I had an interesting conversation with an old colleague yesterday that I hadn’t seen in years. We talked business for a while, then I shared with him about my new focus on marriage and coaching couples to have better relationships. He told me that he has been wed for over thirty years himself, and told me that he shared my passion for marriage. But then he paused and asked me an interesting question.
“Did you ever go through a season in your marriage where you questioned everything including your relationship?”
He went on to tell me that around 20 years of marriage he hit such a time. He found himself discontented with his wife, questioned his feelings toward her and began to distance himself emotionally. As he shifted his focus away from meeting her needs, she in turn pulled away from him. He told me her reaction was, “I’m getting no love or affection from him, why should I show any back?” As a result, the relationship began to erode.
Fortunately, this story has a happy ending. He told me that after a few years of feeling this way, he “woke up” one day and realized that he had everything that he ever needed in his wife. It wasn’t her shortcomings that was off-putting, but rather his own that he struggled with.
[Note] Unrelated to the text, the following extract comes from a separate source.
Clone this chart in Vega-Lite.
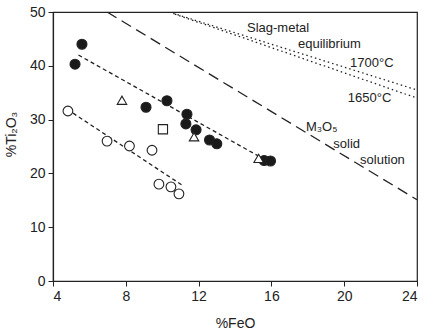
{
  "$schema": "https://vega.github.io/schema/vega-lite/v6.json",
  "autosize": "none",
  "width": 364,
  "height": 269,
  "padding": {"left": 53, "top": 12, "right": 8, "bottom": 48},
  "background": "white",
  "config": {
    "font": "Liberation Sans",
    "view": {"stroke": "#222", "strokeWidth": 1.2},
    "axis": {"grid": false, "domainColor": "#222", "tickColor": "#222", "labelColor": "#222", "titleColor": "#222", "labelFontSize": 14, "titleFontSize": 14, "titleFontWeight": "normal", "tickSize": 5, "labelPadding": 3, "domainWidth": 1.2}
  },
  "datasets": {
    "pts": [
      {"feo": 5.21, "ti": 40.3, "kind": "filled"},
      {"feo": 5.59, "ti": 44.0, "kind": "filled"},
      {"feo": 9.11, "ti": 32.3, "kind": "filled"},
      {"feo": 10.26, "ti": 33.5, "kind": "filled"},
      {"feo": 11.36, "ti": 31.0, "kind": "filled"},
      {"feo": 11.3, "ti": 29.2, "kind": "filled"},
      {"feo": 11.86, "ti": 28.1, "kind": "filled"},
      {"feo": 12.6, "ti": 26.2, "kind": "filled"},
      {"feo": 13.0, "ti": 25.5, "kind": "filled"},
      {"feo": 15.6, "ti": 22.4, "kind": "filled"},
      {"feo": 15.95, "ti": 22.3, "kind": "filled"},
      {"feo": 4.82, "ti": 31.6, "kind": "open"},
      {"feo": 6.97, "ti": 26.0, "kind": "open"},
      {"feo": 8.2, "ti": 25.1, "kind": "open"},
      {"feo": 9.44, "ti": 24.3, "kind": "open"},
      {"feo": 9.82, "ti": 18.0, "kind": "open"},
      {"feo": 10.48, "ti": 17.5, "kind": "open"},
      {"feo": 10.92, "ti": 16.2, "kind": "open"},
      {"feo": 7.79, "ti": 33.6, "kind": "triangle"},
      {"feo": 11.75, "ti": 26.8, "kind": "triangle"},
      {"feo": 15.3, "ti": 22.8, "kind": "triangle"},
      {"feo": 10.04, "ti": 28.2, "kind": "square"}
    ],
    "lines": [
      {"line": "filledfit", "style": "short", "feo": 5.4, "ti": 42.0},
      {"line": "filledfit", "style": "short", "feo": 15.3, "ti": 23.2},
      {"line": "openfit", "style": "short", "feo": 5.1, "ti": 31.2},
      {"line": "openfit", "style": "short", "feo": 11.1, "ti": 17.8},
      {"line": "m3o5", "style": "long", "feo": 6.97, "ti": 50.0},
      {"line": "m3o5", "style": "long", "feo": 24.0, "ti": 15.1},
      {"line": "t1700", "style": "dot", "feo": 10.37, "ti": 50.0},
      {"line": "t1700", "style": "dot", "feo": 24.0, "ti": 35.5},
      {"line": "t1650", "style": "dot", "feo": 10.7, "ti": 49.6},
      {"line": "t1650", "style": "dot", "feo": 24.0, "ti": 34.0}
    ],
    "labels": [
      {"feo": 14.66, "ti": 47.0, "text": "Slag-metal"},
      {"feo": 17.46, "ti": 44.05, "text": "equilibrium"},
      {"feo": 20.32, "ti": 40.5, "text": "1700°C"},
      {"feo": 20.2, "ti": 34.0, "text": "1650°C"},
      {"feo": 17.9, "ti": 28.6, "text": "M₃O₅"},
      {"feo": 19.4, "ti": 25.5, "text": "solid"},
      {"feo": 20.87, "ti": 22.5, "text": "solution"}
    ]
  },
  "layer": [
    {
      "data": {"name": "lines"},
      "mark": {"type": "line", "color": "#222", "strokeWidth": 1.3, "clip": true},
      "encoding": {
        "x": {"field": "feo", "type": "quantitative", "scale": {"domain": [4, 24]}, "axis": {"values": [4, 8, 12, 16, 20, 24], "title": "%FeO", "titleY": 35, "titleBaseline": "top"}},
        "y": {"field": "ti", "type": "quantitative", "scale": {"domain": [0, 50]}, "axis": {"values": [0, 10, 20, 30, 40, 50], "title": "%Ti₂O₃", "titleX": -35, "titleY": 122}},
        "detail": {"field": "line"},
        "strokeDash": {"field": "style", "type": "nominal", "scale": {"domain": ["short", "long", "dot"], "range": [[4, 3], [11, 6], [1.5, 3]]}, "legend": null}
      }
    },
    {
      "data": {"name": "pts"},
      "mark": {"type": "point", "strokeWidth": 1.1, "opacity": 1},
      "encoding": {
        "x": {"field": "feo", "type": "quantitative"},
        "y": {"field": "ti", "type": "quantitative"},
        "shape": {"field": "kind", "type": "nominal", "scale": {"domain": ["filled", "open", "triangle", "square"], "range": ["circle", "circle", "triangle-up", "square"]}, "legend": null},
        "fill": {"field": "kind", "type": "nominal", "scale": {"domain": ["filled", "open", "triangle", "square"], "range": ["#1a1a1a", "white", "white", "white"]}, "legend": null},
        "stroke": {"value": "#222"},
        "size": {"field": "kind", "type": "nominal", "scale": {"domain": ["filled", "open", "triangle", "square"], "range": [100, 85, 120, 75]}, "legend": null}
      }
    },
    {
      "data": {"name": "labels"},
      "mark": {"type": "text", "align": "left", "baseline": "middle", "fontSize": 13, "color": "#222"},
      "encoding": {
        "x": {"field": "feo", "type": "quantitative"},
        "y": {"field": "ti", "type": "quantitative"},
        "text": {"field": "text"}
      }
    }
  ]
}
Looking back, he blames the situation on a classic, male mid-life crisis. He had hit a point where his career had peaked, his kids were grown and he didn’t see the continued growth and excitement in his future that he’d experienced in his past. This led him (as it does many men) to question life from a variety of angles. With this new realization, he was able to fall back in love with his wife and finds himself today in a better place with her than he’s ever been.
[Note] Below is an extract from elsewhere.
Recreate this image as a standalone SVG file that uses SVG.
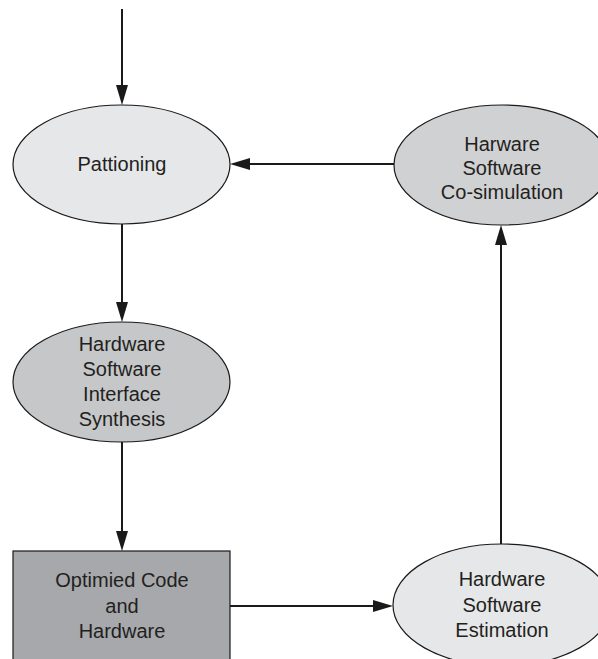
<svg xmlns="http://www.w3.org/2000/svg" width="598" height="659" viewBox="0 0 598 659">
  <defs>
    <marker id="arrow" viewBox="0 0 20 12" refX="12" refY="6" markerWidth="20" markerHeight="12" markerUnits="userSpaceOnUse" orient="auto">
      <path d="M0,0 L20,6 L0,12 z" fill="#1a1a1a"/>
    </marker>
    <style>
      .node { stroke: #1a1a1a; stroke-width: 1.2; }
      .light { fill: #e6e7e8; }
      .soft { fill: #d0d1d3; }
      .mid { fill: #c6c7c9; }
      .dark { fill: #a6a8ab; }
      .label { font-family: "Liberation Sans", Arial, sans-serif; font-size: 20px; fill: #231f20; text-anchor: middle; }
      .edge { stroke: #1a1a1a; stroke-width: 2; fill: none; marker-end: url(#arrow); }
    </style>
  </defs>
  <rect width="598" height="659" fill="#ffffff"/>

  <g id="connectors">
    <line class="edge" x1="122" y1="9" x2="122" y2="97"/>
    <line class="edge" x1="122" y1="224" x2="122" y2="314"/>
    <line class="edge" x1="122" y1="442" x2="122" y2="543"/>
    <line class="edge" x1="230" y1="606" x2="385" y2="606"/>
    <line class="edge" x1="501" y1="544" x2="501" y2="233"/>
    <line class="edge" x1="394" y1="164" x2="238" y2="164"/>
  </g>

  <g id="pattioning">
    <ellipse class="node light" cx="121.5" cy="164.5" rx="108.5" ry="59.5"/>
    <text class="label" x="122" y="171">Pattioning</text>
  </g>

  <g id="cosimulation">
    <ellipse class="node soft" cx="502" cy="165" rx="108" ry="60"/>
    <text class="label" x="502" y="151">Harware</text>
    <text class="label" x="502" y="175">Software</text>
    <text class="label" x="502" y="199">Co-simulation</text>
  </g>

  <g id="interface-synthesis">
    <ellipse class="node mid" cx="121.5" cy="382" rx="108.5" ry="60"/>
    <text class="label" x="122" y="351">Hardware</text>
    <text class="label" x="122" y="376">Software</text>
    <text class="label" x="122" y="401">Interface</text>
    <text class="label" x="122" y="426">Synthesis</text>
  </g>

  <g id="optimized-code">
    <rect class="node dark" x="13" y="551" width="217" height="120"/>
    <text class="label" x="122" y="587">Optimied Code</text>
    <text class="label" x="122" y="613">and</text>
    <text class="label" x="122" y="638">Hardware</text>
  </g>

  <g id="estimation">
    <ellipse class="node light" cx="502" cy="605" rx="109" ry="61"/>
    <text class="label" x="502" y="586">Hardware</text>
    <text class="label" x="502" y="612">Software</text>
    <text class="label" x="502" y="637">Estimation</text>
  </g>
</svg>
I use this as a cautionary tale for myself and for my readers. It is natural and common that we go through highs and lows in life. When we hit a low point, it can be tough to look at ourselves to find the root cause. We become desperate to find an external source for our woes. There’s typically no one closer to us (in terms of emotion or proximity) than our spouse – they become a natural target for our frustrations. “They must be the reason that I feel this way. I’m sure that someone else would make me happier”. And for many that is the path they choose. The new partner, like a new shiny toy, distracts for a while, but since nothing really changed in terms of the root cause, discontent inevitably sets back in.
If or when you ever find yourself in this situation, I strongly encourage you to take a step back and look at your life from an objective point of view. Are your really frustrated with your spouse, or are you actually frustrated with yourself? If your marriage is eroding, be honest – have you stopped investing in it? Have you quit trying? The odds are that during your wedding ceremony you recited vows that included “…until death do us part”. That was a strong commitment, and it should be in effect no matter what season you find yourself going through.
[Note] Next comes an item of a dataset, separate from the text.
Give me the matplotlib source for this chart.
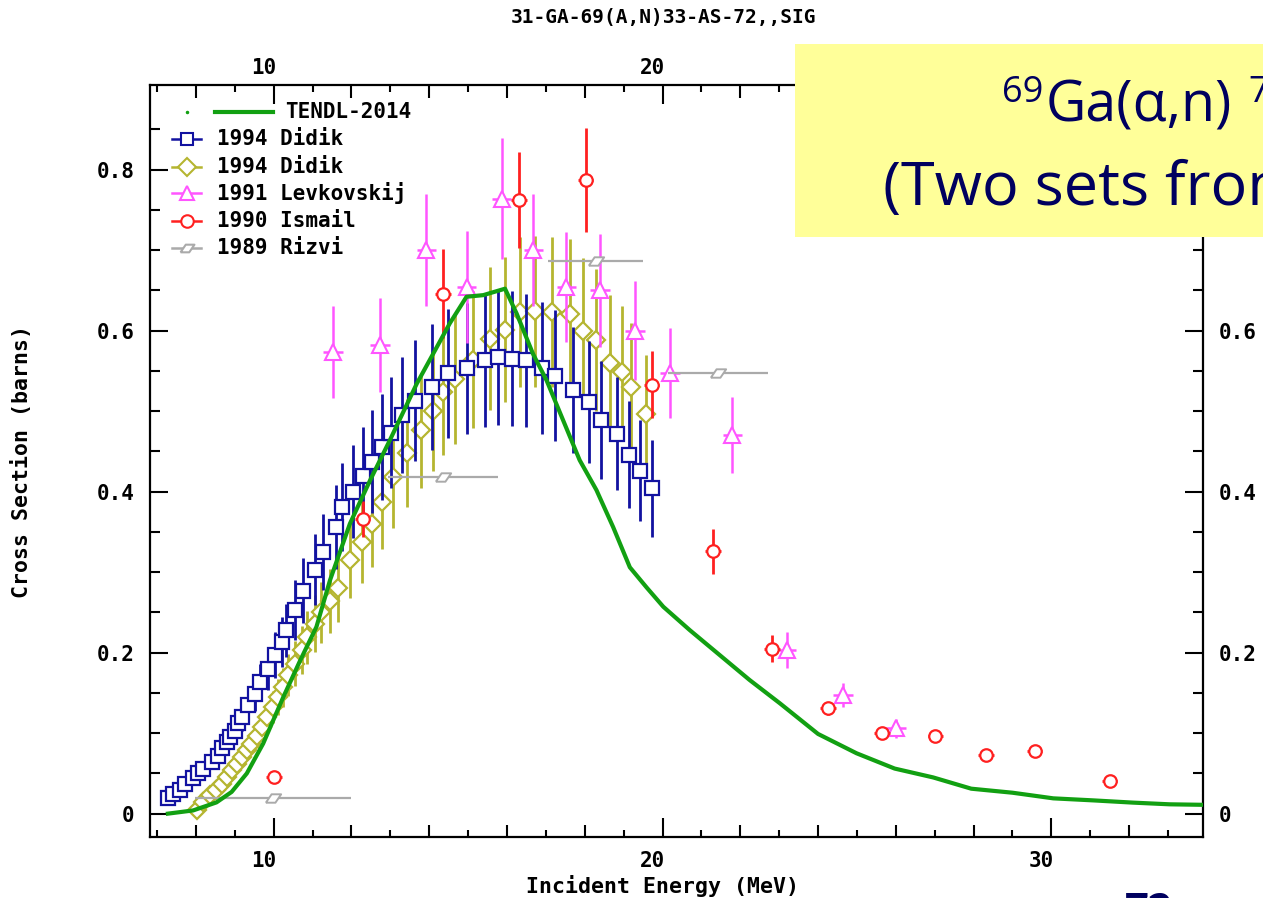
import matplotlib
matplotlib.use("Agg")
import matplotlib.pyplot as plt
from matplotlib.ticker import FixedLocator
from matplotlib.patches import Rectangle
from matplotlib.transforms import ScaledTranslation

# ---------------- data ----------------
tendl_x = [7.28, 7.93, 8.53, 8.92, 9.31, 9.73, 10.25, 10.68, 11.10, 11.45, 11.96, 12.48,
           12.99, 13.68, 14.10, 14.53, 14.96, 15.39, 15.95, 16.25, 16.67, 17.02, 17.87,
           18.30, 18.73, 19.16, 19.59, 20.02, 20.70, 21.47, 22.24, 23.02, 24.00, 24.99,
           25.97, 26.96, 27.94, 29.00, 30.05, 31.07, 32.10, 33.04, 33.86]
tendl_y = [0.0, 0.004, 0.014, 0.027, 0.050, 0.087, 0.145, 0.190, 0.232, 0.290, 0.360, 0.414,
           0.464, 0.534, 0.571, 0.609, 0.642, 0.644, 0.652, 0.621, 0.571, 0.538, 0.439,
           0.402, 0.356, 0.306, 0.281, 0.257, 0.228, 0.197, 0.166, 0.137, 0.099, 0.075,
           0.056, 0.045, 0.031, 0.026, 0.019, 0.0165, 0.0137, 0.0116, 0.011]

didik1_x = [7.29, 7.42, 7.59, 7.72, 7.93, 8.06, 8.19, 8.41, 8.58, 8.66, 8.79, 8.88, 9.01,
            9.09, 9.18, 9.35, 9.52, 9.65, 9.86, 10.03, 10.21, 10.33, 10.55, 10.76, 11.06,
            11.27, 11.60, 11.77, 12.03, 12.29, 12.52, 12.78, 13.03, 13.29, 13.63, 14.06,
            14.49, 14.96, 15.43, 15.77, 16.12, 16.50, 16.89, 17.23, 17.69, 18.11, 18.43,
            18.82, 19.13, 19.43, 19.74]
didik1_y = [0.019, 0.025, 0.029, 0.037, 0.044, 0.050, 0.056, 0.064, 0.072, 0.081, 0.089,
            0.095, 0.103, 0.112, 0.120, 0.135, 0.149, 0.163, 0.180, 0.197, 0.213, 0.228,
            0.253, 0.277, 0.303, 0.325, 0.356, 0.381, 0.400, 0.419, 0.437, 0.455, 0.473,
            0.495, 0.513, 0.530, 0.547, 0.553, 0.563, 0.567, 0.565, 0.563, 0.554, 0.544,
            0.526, 0.511, 0.489, 0.472, 0.446, 0.426, 0.404]
didik1_err = [0.003, 0.004, 0.004, 0.005, 0.006, 0.007, 0.008, 0.009, 0.010, 0.011, 0.012,
              0.013, 0.015, 0.016, 0.017, 0.019, 0.021, 0.023, 0.026, 0.028, 0.031, 0.033,
              0.037, 0.040, 0.044, 0.047, 0.052, 0.055, 0.058, 0.061, 0.064, 0.066, 0.069,
              0.072, 0.075, 0.078, 0.080, 0.081, 0.083, 0.084, 0.084, 0.083, 0.082, 0.081,
              0.078, 0.076, 0.073, 0.070, 0.066, 0.063, 0.060]

didik2_x = [8.02, 8.19, 8.36, 8.53, 8.66, 8.79, 8.92, 9.05, 9.18, 9.31, 9.43, 9.56, 9.69,
            9.82, 9.99, 10.12, 10.25, 10.38, 10.55, 10.72, 10.85, 11.06, 11.23, 11.45,
            11.66, 11.96, 12.26, 12.52, 12.79, 13.07, 13.43, 13.80, 14.09, 14.36, 14.66,
            15.13, 15.56, 15.95, 16.33, 16.72, 17.15, 17.62, 17.96, 18.30, 18.65, 18.95,
            19.20, 19.57]
didik2_y = [0.004, 0.014, 0.023, 0.029, 0.037, 0.046, 0.054, 0.062, 0.070, 0.079, 0.087,
            0.097, 0.108, 0.120, 0.132, 0.145, 0.157, 0.172, 0.186, 0.203, 0.219, 0.236,
            0.250, 0.264, 0.280, 0.315, 0.337, 0.360, 0.387, 0.418, 0.448, 0.476, 0.500,
            0.524, 0.540, 0.564, 0.590, 0.601, 0.623, 0.624, 0.623, 0.621, 0.600, 0.588,
            0.560, 0.549, 0.530, 0.496]
didik2_err = [0.001, 0.002, 0.003, 0.004, 0.006, 0.007, 0.008, 0.009, 0.011, 0.012, 0.013,
              0.015, 0.016, 0.018, 0.020, 0.022, 0.024, 0.026, 0.028, 0.030, 0.033, 0.035,
              0.038, 0.040, 0.042, 0.047, 0.051, 0.054, 0.058, 0.063, 0.067, 0.071, 0.075,
              0.079, 0.081, 0.085, 0.089, 0.090, 0.093, 0.094, 0.093, 0.093, 0.090, 0.088,
              0.084, 0.082, 0.080, 0.074]

levk_x = [11.53, 12.73, 13.93, 14.96, 15.86, 16.68, 17.53, 18.39, 19.29, 20.19, 21.80,
          23.19, 24.64, 26.01]
levk_y = [0.573, 0.582, 0.700, 0.654, 0.764, 0.700, 0.654, 0.650, 0.600, 0.547, 0.470,
          0.203, 0.147, 0.106]
levk_err = [0.057, 0.058, 0.070, 0.070, 0.075, 0.070, 0.068, 0.070, 0.061, 0.056, 0.047,
            0.022, 0.015, 0.012]

ismail_x = [10.01, 12.29, 14.36, 16.31, 18.02, 19.72, 21.30, 22.81, 24.26, 25.65, 27.02,
            28.32, 29.57, 31.50]
ismail_y = [0.046, 0.366, 0.646, 0.762, 0.787, 0.533, 0.326, 0.205, 0.131, 0.100, 0.097,
            0.073, 0.078, 0.041]
ismail_err = [0.004, 0.022, 0.055, 0.060, 0.064, 0.042, 0.028, 0.017, 0.008, 0.005, 0.004,
              0.004, 0.004, 0.003]

rizvi_x = [9.99, 14.36, 18.28, 21.43]
rizvi_y = [0.019, 0.418, 0.687, 0.547]
rizvi_xerr = [2.0, 1.42, 1.22, 1.29]

series_labels = ["TENDL-2014", "1994 Didik", "1994 Didik", "1991 Levkovskij",
                 "1990 Ismail", "1989 Rizvi"]
x_ticks = [10, 20, 30]
y_ticks = [0, 0.2, 0.4, 0.6, 0.8]
y_ticklabels = ["0", "0.2", "0.4", "0.6", "0.8"]

# ---------------- style ----------------
GREEN = "#12a012"
BLUE = "#1212a0"
OLIVE = "#b5b530"
MAGENTA = "#ff55ff"
RED = "#ff2020"
GRAY = "#aaaaaa"
NAVY = "#00005f"
MONO = "DejaVu Sans Mono"
FS = 15
RIZVI_MARKER = [(-1, -0.55), (0.25, -0.55), (1, 0.55), (-0.25, 0.55), (-1, -0.55)]

W, H = 1263, 898
fig = plt.figure(figsize=(W / 100, H / 100), dpi=100)
L, R, T, B = 150, 1203, 85, 837
ax = fig.add_axes([L / W, 1 - B / H, (R - L) / W, (B - T) / H])
ax.set_xlim(6.82, 33.9)
ax.set_ylim(-0.029, 0.905)

# data
ax.errorbar(didik2_x, didik2_y, yerr=didik2_err, fmt="D", ms=9.5, mfc="white", mec=OLIVE,
            mew=1.6, ecolor=OLIVE, elinewidth=2.0, capsize=0, zorder=3)
ax.errorbar(didik1_x, didik1_y, yerr=didik1_err, fmt="s", ms=10, mfc="white", mec=BLUE,
            mew=1.6, ecolor=BLUE, elinewidth=2.0, capsize=0, zorder=4)
ax.errorbar(levk_x, levk_y, yerr=levk_err, xerr=0.25, fmt="^", ms=11, mfc="white",
            mec=MAGENTA, mew=1.5, ecolor=MAGENTA, elinewidth=1.8, capsize=0, zorder=5)
ax.errorbar(ismail_x, ismail_y, yerr=ismail_err, xerr=0.2, fmt="o", ms=9, mfc="white",
            mec=RED, mew=1.6, ecolor=RED, elinewidth=2.0, capsize=0, zorder=6)
ax.errorbar(rizvi_x, rizvi_y, xerr=rizvi_xerr, fmt="none", ecolor=GRAY, elinewidth=1.6,
            capsize=0, zorder=6)
ax.plot(rizvi_x, rizvi_y, ls="none", marker=RIZVI_MARKER, ms=11, mfc="white", mec=GRAY,
        mew=1.4, zorder=6)
ax.plot(tendl_x, tendl_y, color=GREEN, lw=3.0, zorder=7)

# spines / ticks
for s in ax.spines.values():
    s.set_linewidth(1.6)
    s.set_color("black")
ax.xaxis.set_major_locator(FixedLocator(x_ticks))
ax.xaxis.set_minor_locator(FixedLocator([8, 12, 14, 16, 18, 22, 24, 26, 28, 32]))
ax.tick_params(axis="x", which="major", direction="in", length=14, width=1.5, top=True,
               bottom=True, labeltop=True, labelbottom=True, pad=10)
ax.tick_params(axis="x", which="minor", direction="in", length=9, width=1.5, top=True,
               bottom=True)
for loc in ("bottom", "top"):
    sec = ax.secondary_xaxis(loc)
    sec.set_xticks([7, 9, 11, 13, 15, 17, 19, 21, 23, 25, 27, 29, 31, 33])
    sec.tick_params(direction="in", length=5, width=1.5, labelbottom=False, labeltop=False)
    for s in sec.spines.values():
        s.set_visible(False)

ax.set_yticks(y_ticks)
ax.set_yticklabels(y_ticklabels)
ax.yaxis.set_minor_locator(FixedLocator([0.05, 0.1, 0.15, 0.25, 0.3, 0.35, 0.45, 0.5,
                                         0.55, 0.65, 0.7, 0.75, 0.85]))
ax.tick_params(axis="y", which="major", direction="in", length=13, width=1.5, left=True,
               right=True, labelleft=True, labelright=True, pad=11)
ax.tick_params(axis="y", which="minor", direction="in", length=7, width=1.5, left=True,
               right=True)

shift_b = ScaledTranslation(-10 / 100, 0, fig.dpi_scale_trans)
shift_t = ScaledTranslation(-10 / 100, -7 / 100, fig.dpi_scale_trans)
for tk in ax.xaxis.get_major_ticks():
    tk.label1.set_transform(tk.label1.get_transform() + shift_b)
    tk.label2.set_transform(tk.label2.get_transform() + shift_t)
for tk in ax.xaxis.get_major_ticks() + ax.yaxis.get_major_ticks():
    for lb in (tk.label1, tk.label2):
        lb.set_fontfamily(MONO)
        lb.set_fontweight("bold")
        lb.set_fontsize(FS)
# labels that sit under the yellow slide box are not visible in the reference
ax.xaxis.get_major_ticks()[2].label2.set_visible(False)
ax.yaxis.get_major_ticks()[4].label2.set_visible(False)

# axis titles
fig.text(663 / W, 1 - 18 / H, "31-GA-69(A,N)33-AS-72,,SIG", ha="center", va="center",
         family=MONO, fontweight="bold", fontsize=14)
fig.text(662 / W, 1 - 886 / H, "Incident Energy (MeV)", ha="center", va="center",
         family=MONO, fontweight="bold", fontsize=FS + 0.5)
fig.text(22 / W, 1 - 462 / H, "Cross Section (barns)", ha="center", va="center",
         rotation=90, family=MONO, fontweight="bold", fontsize=FS + 0.5)

# legend (drawn in axes fraction)
def axf(px, py):
    return ((px - L) / (R - L), (B - py) / (B - T))

rows = [111.7, 139.3, 166.7, 193.3, 220.7, 248.3]
tr = ax.transAxes
x0, y0 = axf(186.7, rows[0])
ax.plot([x0], [y0], marker="o", ms=1.5, color=GREEN, transform=tr, clip_on=False, zorder=9)
xa, _ = axf(215, rows[0]); xb, _ = axf(273, rows[0])
ax.plot([xa, xb], [y0, y0], color=GREEN, lw=3, transform=tr, clip_on=False, zorder=9)
xt, _ = axf(285, rows[0])
ax.text(xt, y0, series_labels[0], transform=tr, va="center", ha="left", family=MONO,
        fontweight="bold", fontsize=FS, zorder=9)
specs = [("s", BLUE, 9), ("D", OLIVE, 9), ("^", MAGENTA, 10), ("o", RED, 9),
         (RIZVI_MARKER, GRAY, 10)]
for (mk, col, ms), lab, py in zip(specs, series_labels[1:], rows[1:]):
    xa, yy = axf(172, py); xb, _ = axf(201, py); xm, _ = axf(186.7, py)
    ax.plot([xa, xb], [yy, yy], color=col, lw=1.8, transform=tr, clip_on=False, zorder=9)
    ax.plot([xm], [yy], marker=mk, ms=ms, mfc="white", mec=col, mew=1.5, ls="none",
            transform=tr, clip_on=False, zorder=10)
    xt, _ = axf(216.7, py)
    ax.text(xt, yy, lab, transform=tr, va="center", ha="left", family=MONO,
            fontweight="bold", fontsize=FS, zorder=9)

# yellow slide annotation box
fig.patches.append(Rectangle((795 / W, 1 - 237 / H), 600 / W, (237 - 44) / H,
                             transform=fig.transFigure, facecolor="#ffff99",
                             edgecolor="none", zorder=20))
BOXF = ["Open Sans", "DejaVu Sans"]
fig.text(1043 / W, 1 - 102 / H, "69", ha="right", va="baseline", family=BOXF,
         fontsize=26, color=NAVY, zorder=21)
fig.text(1046 / W, 1 - 121.7 / H, "Ga(\u03b1,n)", ha="left", va="baseline", family=BOXF,
         fontsize=40, color=NAVY, zorder=21)
fig.text(1248 / W, 1 - 102 / H, "72As", ha="left", va="baseline", family=BOXF,
         fontsize=26, color=NAVY, zorder=21)
fig.text(883 / W, 1 - 205 / H, "(Two sets from Didik)", ha="left", va="baseline",
         family=BOXF, fontsize=44, color=NAVY, zorder=21)
fig.text(1125 / W, 1 - 892 / H, "72", ha="left", va="top", family=BOXF, fontsize=30,
         color=NAVY, fontweight="bold", zorder=21)

fig.savefig("out.png", dpi=100)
Experts tell us that the best time to invest in a company is during a recession. Prices are low and the potential return can be huge. I think this same logic applies to marriage. When you find yourself feeling relationally low, invest time, effort and money into your marriage. Then you too can find yourself falling back in love all over again.
Wonderful post! I agree a lot of us go through this for a lot of different reason, and sometimes we aren’t even aware of what is going on except we are unhappy.